Interview de Gustave Dumas réalisée le 10 octobre 2009 à Aubenas
1 ère partie : les débuts du garage
Pourquoi prendre un panneau Citroën en 1920, à Aubenas (Ardèche) ?
Mon
oncle avait 20 ans, son père était mort des suites de la guerre. Sa
mère avait un garage et à l'époque en 1920, Citroën était déjà le plus
intéressant car il était le premier à sortir des voitures en petite série.
Un pari osé : c'est comme si vous preniez en 2010 le panneau d'une marque automobile créée l'année dernière...
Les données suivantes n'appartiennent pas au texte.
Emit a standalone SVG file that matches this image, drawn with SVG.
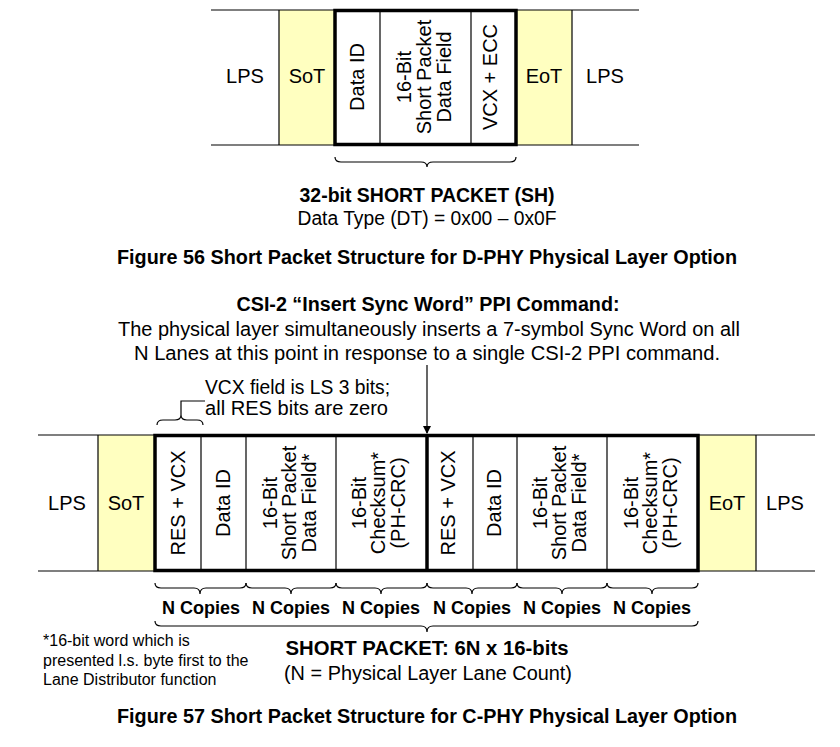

Oui, c'était une marque très jeune et qui se caractérisait par un dynamisme particulier comparé aux autres. La mère de mon oncle était déjà représentante de Peugeot, Unic, Delaunay. Mais à l'époque, tout le monde voulait vendre des Citroën un jeune constructeur qui produisait des voitures pas chères mais entièrement équipées avec démarreur électrique, roue de secours etc... Citroën avait de l'avance sur la concurrence. D'ailleurs il adopta très vite des carrosseries en acier alors que tout le monde était encore aux carrosseries en bois (en 1924, NDLR).
C'est tout de même inhabituel même au début des années 20 qui ont vu naître de nombreuses marques automobiles de voir un constructeur se développer aussi rapidement...
Oui,
d'ailleurs, il a très vite eu une dimension européenne, et a dépassé
d'autres constructeurs étrangers comme Opel ou Ford. Citroën était un
sacré personnage ! Je vais vous raconter une anecdote qui en dit long
sur ses qualités de Chef d'entreprise : un certain Mattei, le
concessionnaire de
Marseille, avait sollicité un rendez-vous avec le "Patron". Il
souhaitait lui soumettre un projet de taxi en vue de l'Exposition
Universelle. Il avait fait le tour des constructeurs pour
son projet et aucun n'avait donné suite sauf Citroën qui lui
demanda de venir le voir dans deux jours. Et effectivement, il avait
fait faire un taxi sur base de B2, taxi qui connut par la suite un
grand succès.
Autre exemple
emblématique : En 1933 Citroën qui était bien introduit auprès du
pouvoir politique de
l'époque, avait eu écho d'une loi relative à la coordination des
transports qui devait être prochainement votée. Selon cette loi
destinée à promouvoir les Chemins de Fer, les détenteurs d'une ligne de
car ne pouvaient plus en créer d'autres. De ce fait, il a compris
immédiatement l'intérêt de créer des lignes de transport et a créé les
Transports Citroën. Il a fait réaliser des cars sur une base de C6. Il
faisait même partir ses lignes parisiennes de la place de la Concorde.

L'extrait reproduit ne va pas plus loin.